I don't regret the no-yelling though because it kind of forced an emotional crisis that would've happened eventually. And perhaps this is a normal thing? I don't know. I do know that one of my friends once told me that she wanted to "throw her daughter across the room". And when I was like "Oh ha ha ha. Yeah it must be hard." She said "No seriously, I want to throw her. I don't. But I'm dead serious that I want to do it." At the time I thought she was joking, that it was just the sleep deprivation. But now I can say that I know exactly where she was at. And it is a dark, dark place.
So I started calling in the experts, any social worker I could get my hands on for advice, the blogsphere of adoptive parents and books, books, books. Our social worker was awesome, she said "I know it's hard. He's mourning his losses and it's so upsetting because there's pretty much nothing you can do to help him."

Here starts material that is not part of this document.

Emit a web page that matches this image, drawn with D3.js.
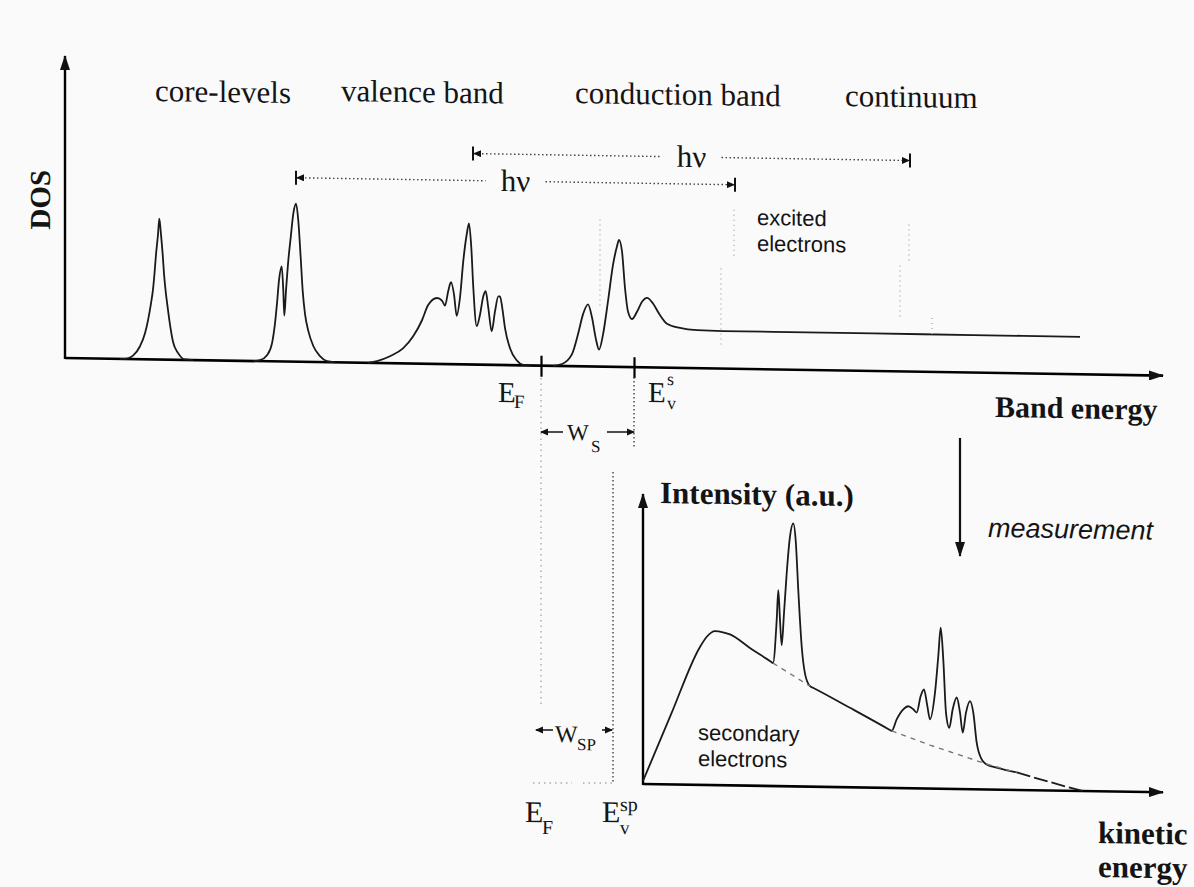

I assume that most parents when their child is upset, sad or hurts himself can pick that child up and comfort them because that child knew them for 9 months before he ever took his first breath. When I pick my child up he screams louder. Sometimes he goes ballistic over a small frustration as if the small trigger brought back a world of pain that he doesn't know how to reconcile. Some of this is toddler stuff, some of it is adoption stuff. I'm not a social worker so I don't know the difference, all I know is that it sucks.
It sucks a lot.
But we did get to talk things out with our social worker and she gave us some helpful advice: Pick him up as much as you can. Take him swinging with you. Do any activity you can get him to do in your lap. Treat him like you would treat an infant, physically and cognitively he is almost two but the trauma of the adoption gives him a much younger emotional age. Baby him as much as you can... We had stopped picking him up every time he asked because frankly he's already really heavy to carry around for extended periods of time. This was a huge mistake and we paid the price. So now I basically carry him around all day long. Soon my left arm will be strong enough for me to enter it in Guinness book of records. This one simple change however has made a huge difference. HUGE. He's calmer, happier and more able to handle everything. And when he is calmer, happier and more able to handle things, so am I.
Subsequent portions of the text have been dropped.